Pro Tips for Using Geocoder with Rails

posted about 4 years ago - 2 min read

If you like this article, you'll like my free collection of Ruby on Rails tutorials.

I've now used the awesome geocoder gem in a few Ruby on Rails projects to implement features like geolocation and plotting things on a map. While the gem does a lot of the work for you, there are some extra tips that can be helpful to make the most of the gem.

Use Bing for Geocoding

One great part of the Geocoder gem is how easy it is to swap geocoding providers. The default provider is Google Maps, which is a great option. They don't have the best query limits, however. For example, they limit you to 5 requests per second and 2,500 requests per day. Bing has no per-second limit and allows 50,000 requests per day. It only take a minute or two to obtain an API key from bingmapsportal.com. The github documentation has a helpful section of comparisons between the available geocoding providers.

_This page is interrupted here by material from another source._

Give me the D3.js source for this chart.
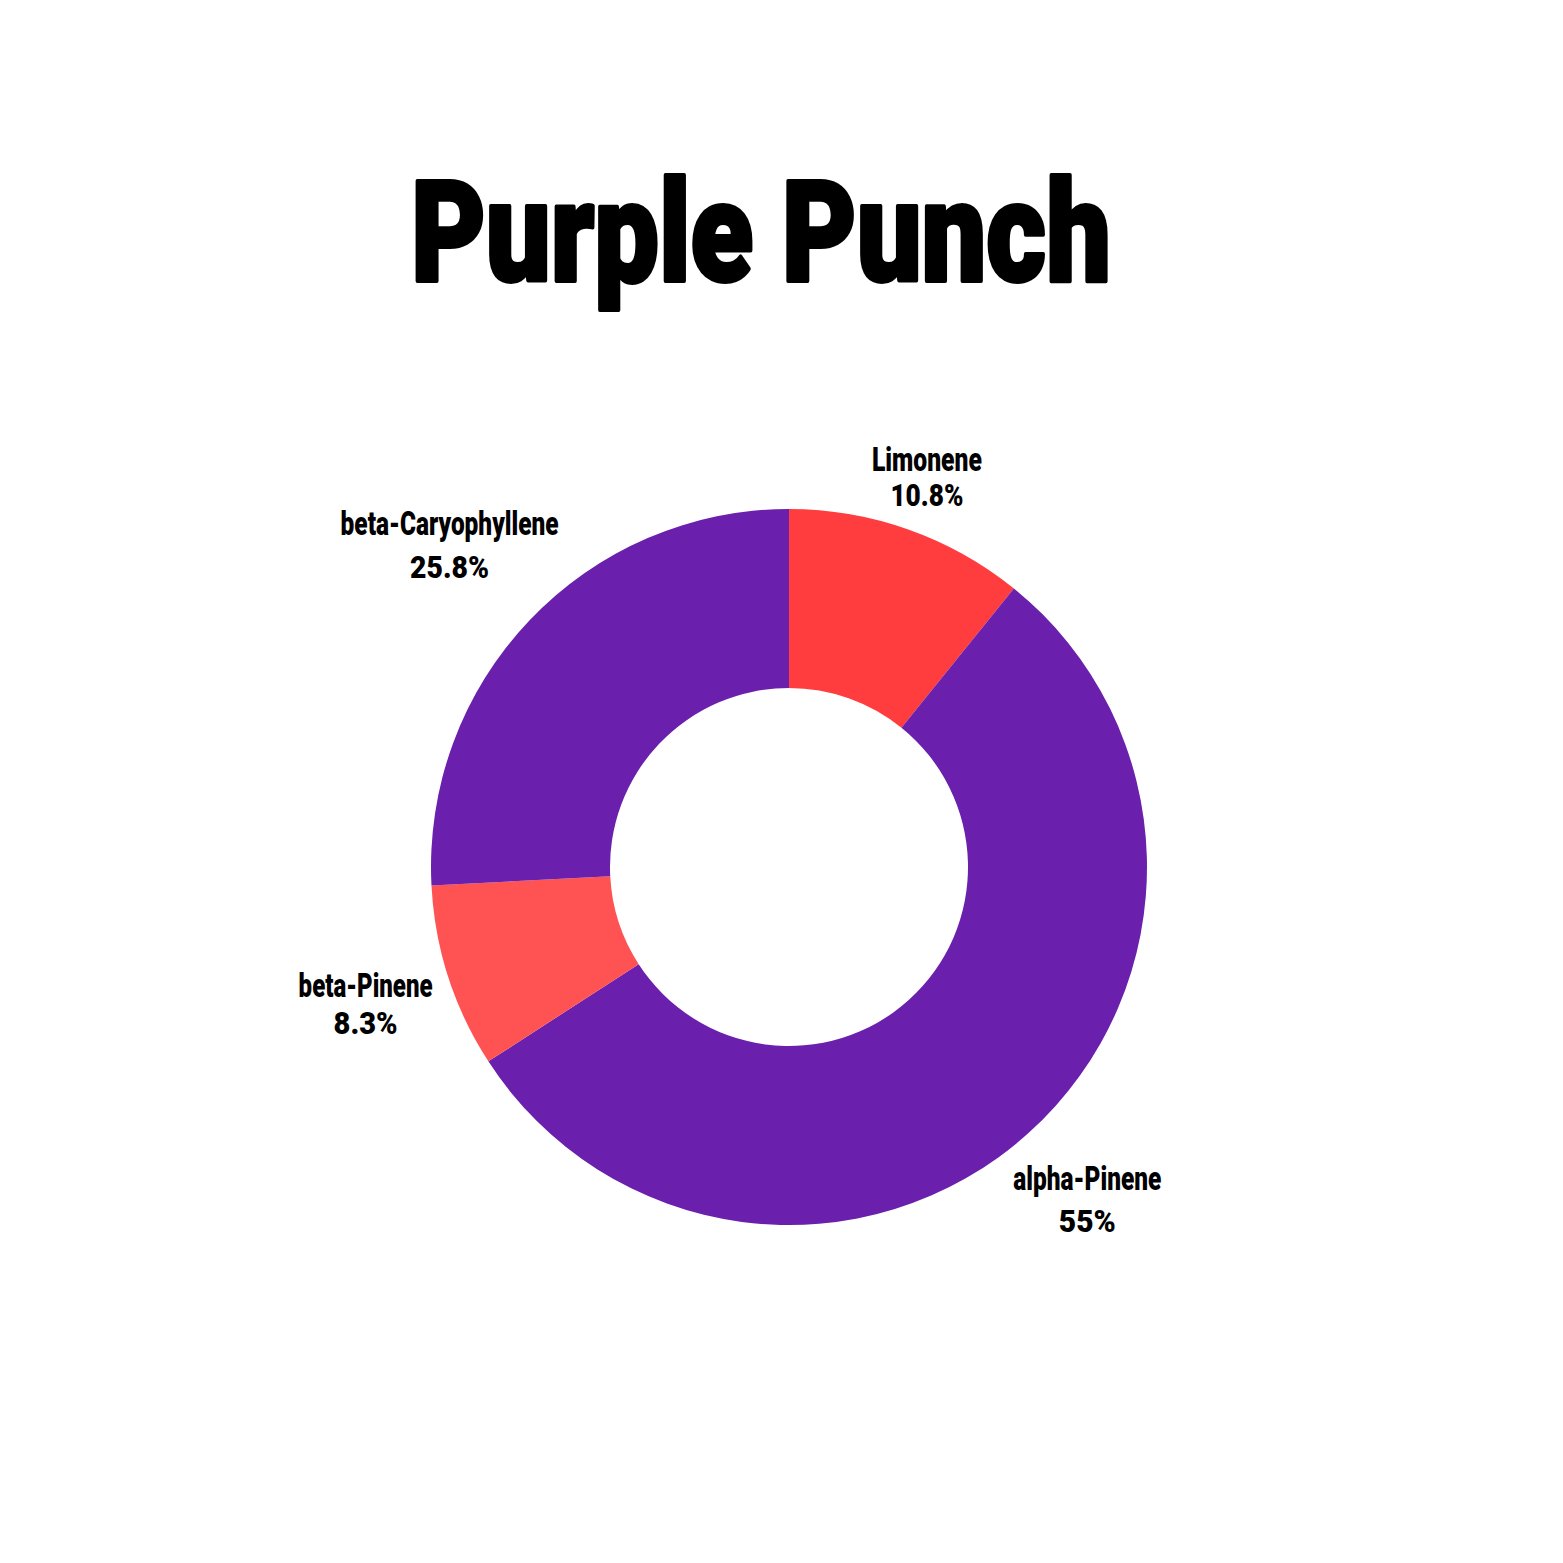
<!DOCTYPE html>
<html>
<head>
<meta charset="utf-8">
<script src="https://cdn.jsdelivr.net/npm/d3@7"></script>
<style>
  html, body { margin: 0; padding: 0; background: #ffffff; }
  svg { display: block; }
</style>
</head>
<body>
<script>
// ---- data ----
const title = "Purple Punch";
const categories = ["Limonene", "alpha-Pinene", "beta-Pinene", "beta-Caryophyllene"];
const values = [10.8, 55, 8.3, 25.8];
const valueLabels = ["10.8%", "55%", "8.3%", "25.8%"];
const colors = ["#FF3C3E", "#6A1FAD", "#FF5252", "#6A1FAD"];

// ---- layout ----
const W = 1563, H = 1563;
const cx = 789, cy = 867;
const outerR = 358, innerR = 179;
const labelFont = "Roboto, 'Liberation Sans Narrow', sans-serif";

// label layout per category (radius of block center, line gap, fitted widths)
const labelLayout = {
  "Limonene":           { r: 414, gap: 35, w1: 110, w2: 73 },
  "alpha-Pinene":       { r: 446, gap: 42, w1: 148, w2: 57 },
  "beta-Pinene":        { r: 445, gap: 37, w1: 134, w2: 64 },
  "beta-Caryophyllene": { r: 468, gap: 43, w1: 218, w2: 79 }
};

const svg = d3.select("body").append("svg")
  .attr("width", W).attr("height", H)
  .attr("viewBox", `0 0 ${W} ${H}`);

svg.append("rect").attr("width", W).attr("height", H).attr("fill", "#ffffff");

// title
svg.append("text")
  .attr("x", 761).attr("y", 281)
  .attr("text-anchor", "middle")
  .attr("font-family", labelFont)
  .attr("font-weight", 900)
  .attr("font-size", 141)
  .attr("textLength", 700)
  .attr("lengthAdjust", "spacingAndGlyphs")
  .attr("stroke", "#000").attr("stroke-width", 4).attr("stroke-linejoin", "round")
  .attr("fill", "#000")
  .text(title);

const data = categories.map((c, i) => ({ name: c, value: values[i], label: valueLabels[i], color: colors[i] }));

const pie = d3.pie().sort(null).value(d => d.value).startAngle(0).endAngle(2 * Math.PI);
const arcs = pie(data);

const arc = d3.arc().innerRadius(innerR).outerRadius(outerR);

const g = svg.append("g").attr("transform", `translate(${cx},${cy})`);

g.selectAll("path.slice")
  .data(arcs)
  .join("path")
  .attr("class", "slice")
  .attr("d", arc)
  .attr("fill", d => d.data.color);

// labels
const labels = g.selectAll("g.label")
  .data(arcs)
  .join("g")
  .attr("class", "label")
  .attr("transform", d => {
    const L = labelLayout[d.data.name];
    const c = d3.arc().innerRadius(L.r).outerRadius(L.r).centroid(d);
    return `translate(${c[0]},${c[1]})`;
  });

labels.append("text")
  .attr("x", 0)
  .attr("y", d => -labelLayout[d.data.name].gap / 2 + 12)
  .attr("text-anchor", "middle")
  .attr("font-family", labelFont)
  .attr("font-weight", 900)
  .attr("font-size", 33)
  .attr("textLength", d => labelLayout[d.data.name].w1)
  .attr("lengthAdjust", "spacingAndGlyphs")
  .attr("fill", "#000")
  .text(d => d.data.name);

labels.append("text")
  .attr("x", 0)
  .attr("y", d => labelLayout[d.data.name].gap / 2 + 12)
  .attr("text-anchor", "middle")
  .attr("font-family", labelFont)
  .attr("font-weight", 900)
  .attr("font-size", 31)
  .attr("textLength", d => labelLayout[d.data.name].w2)
  .attr("lengthAdjust", "spacingAndGlyphs")
  .attr("fill", "#000")
  .text(d => d.data.label);
</script>
</body>
</html>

Once you've obtained your API key, configure geocoder in config/initializers/geocoder.rb:

Geocoder.configure {
  lookup: :bing,
  key: ENV['BING_GEOCODE_ID'],
}

Cache your Geocoding Calls

If you've set up basic caching with Rails (why wouldn't you?), you're one line of code away from integrating cacheing into Geocoder. Simply configure the cache store in your initializer:

Geocoder.configure({
  lookup: :bing,
  key: ENV['BING_GEOCODE_ID'],
  cache: Rails.cache,
})

Now, your geocoding calls will be cached. This is crucial for reducing page load times, as Geocoder's rack middleware will only have to geocode your user's I.P. address once.

Use a helper method for request.location

One of the trickier parts of using Geocoder is making sure things are working in development mode. Since you're probably accessing your Rails app from localhost, geocoded is unable to geocode your location from an I.P. address. To overcome this, I use a helper method located in application_controller.rb to provide a fake location:

def location
  if params[:location].blank?
    if Rails.env.test? || Rails.env.development?
      @location ||= Geocoder.search("50.78.167.161").first
    else
      @location ||= request.location
    end
  else
    params[:location].each {|l| l = l.to_i } if params[:location].is_a? Array
    @location ||= Geocoder.search(params[:location]).first
    @location
  end
end

Let's walk through what's going on here. The first condition checks for a :location parameter. If the parameter is present, we'll return a geolocation based on the value of the parameter. This allows us to append ?location=seattle or ?location=421+fairview+ave+n+seattle,+wa or even ?location[]=127&location[]=46 to provide latitude and longitude parameters. This is handy when testing what a page would look like when requested from a specific location.

If there is no :location parameter, and we're in development mode, it returns a default location. In this case, I chose a generic IP address that geocodes to Bellevue, Washington, USA. In production mode, it returns request.location, which is automatically provided by the gem.

An example for how to use this in a geoquery:

Model.near([location.latitude, location.longitude])

Real World Examples

All of these features were implemented in a recent Startup Weekend event for our team's project, 404kids. You can view our source on github, but here are the most relevant parts:

Using Ruby on Rails with Geocoder is, from my experience, the best way to build a web application with robust geolocation features. I hope you find this useful!